Scant coverage helps turtles’ cause

2 September 2005

Talli Nauman writes…

Campaign poster

Campaign poster

Maybe next time protectors of the endangered sea turtles could hire a virile, scantily clothed man to advertise their cause, since putting a female Playboy model on their banners and posters has kicked up such controversy this time.

But the advertisers have already verified that two wrongs don’t make a right.

Their pandering a sex symbol to combat myths of sexuality has drawn criticism from the sex equality camp and caused coastal environmental authorities in Guerrero, who usually are pretty hip to the bikini billboards of Acapulco, to plead for the state to be omitted from the target audience list.

The campaign to vanquish the custom of eating sea turtle eggs as aphrodisiacs is being spearheaded by Argentine model Dorismar, who has been teamed up with members of the mega-popular norteño group Los Tigres del Norte by a whole menagerie of activist organisations.

Mexico’s National Women’s Institute says it’s degrading and sexist to attack the issue using sex appeal as the weapon. But the extraordinarily lovely “Dorita,” as she is fondly nicknamed, has relatively few qualms about heralding the human body as an object, of course, since that’s how she makes what appears to be a very honest living.

For its part, Los Tigres del Norte has announced that members do not eat turtle eggs – and their ratings have not diminished. Their volunteers distributed turtle protection information, postcards and stickers during their recent tour that ended in June, reaching thousands of fans in some of the centres of population where the custom is most prevalent - Mexico City, Ciudad Obregón, Hermosillo, Tijuana and Mexicali.

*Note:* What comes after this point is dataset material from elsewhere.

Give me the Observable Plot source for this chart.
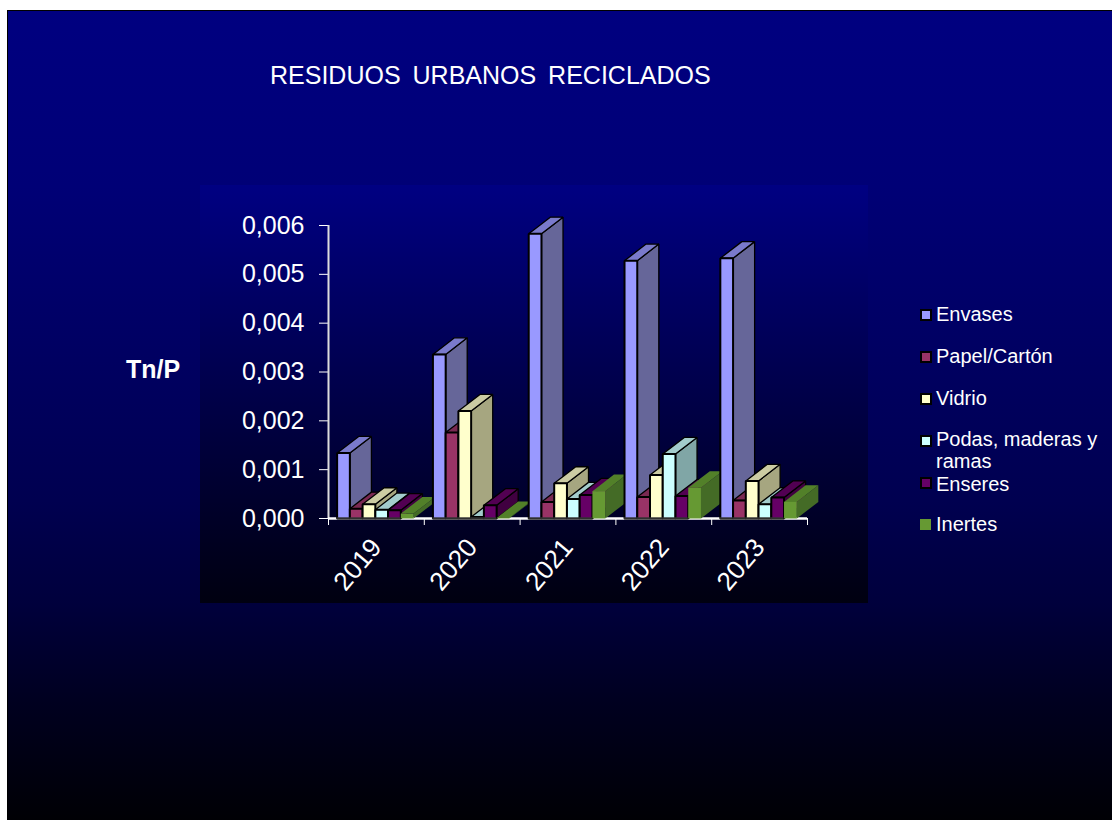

The groups Wildcoast, Pronatura Noroeste, Fondo Educación Ambiental, Colectivo Creativo, Selva Negra, Grupo de los Cien, and Fondo de Conservación del Golfo de California raised billboards and other ads during the Roman Catholic fasting period and observation of Lent in February and March, when consumption of sea turtle meat typically soars due to the mistaken belief that it is fish rather than red meat.

In their next step this turtle nesting season, the activists are putting up the Dorismar ads beginning in September on billboards near Mexico City and nesting states including Jalisco, Michoacan, and Guerrero.

The ads urge people to report illegal trade in the species to the Federal Attorney General’s Office for Environmental Protection (Profepa).

Outside of Mexico, media coverage of the gal with scanty coverage in the publicity already has been generous, drawing attention to the messages: “My man doesn’t need turtle eggs” and “Sea turtle eggs DO NOT increase sexual potency!”

Luis Fueyo, head of Profepa coastal enforcement, said the federal agency will participate and distribute the posters in its offices nationwide. So the controversy has worked in favour of the conservationists – and therefore hopefully in favour of the 200-million-year-old species.

Mexican beaches are nesting habitats for seven of the world’s eight sea turtle species, and all of them are in danger of extinction.

Since Mexico banned hunting, sale and consumption of sea turtles and by-products in 1990, manifold efforts have helped coastal residents formerly in the turtle trade to make their livings protecting the critters and in other lines of work.

So I thought the days of intensive commercialisation were over. But marine conservationists now say the ban has created a flourishing black market; and the interest in sucking raw turtle eggs to increase male sexual prowess has grown in recent years.

As if to punctuate this statement, 80 sea turtles were bludgeoned and butchered alive in one single massacre this August on the Guerrero coast. As many as 100 eggs can be removed from a dead female. On another stretch of Guerrero’s coast near Petatlán, at least 100,000 eggs have disappeared this nesting season.

Now that campaigners have answered to the feminist challenge about using a woman’s body to advertise the cause, they are bound to face the environmentalist challenge that billboards create visual pollution.

If only the message can filter down to the right people in the meantime.

Talli Nauman is a founder and co-director of Journalism to Raise Environmental Awareness, a project initiated with support from the MacArthur Foundation.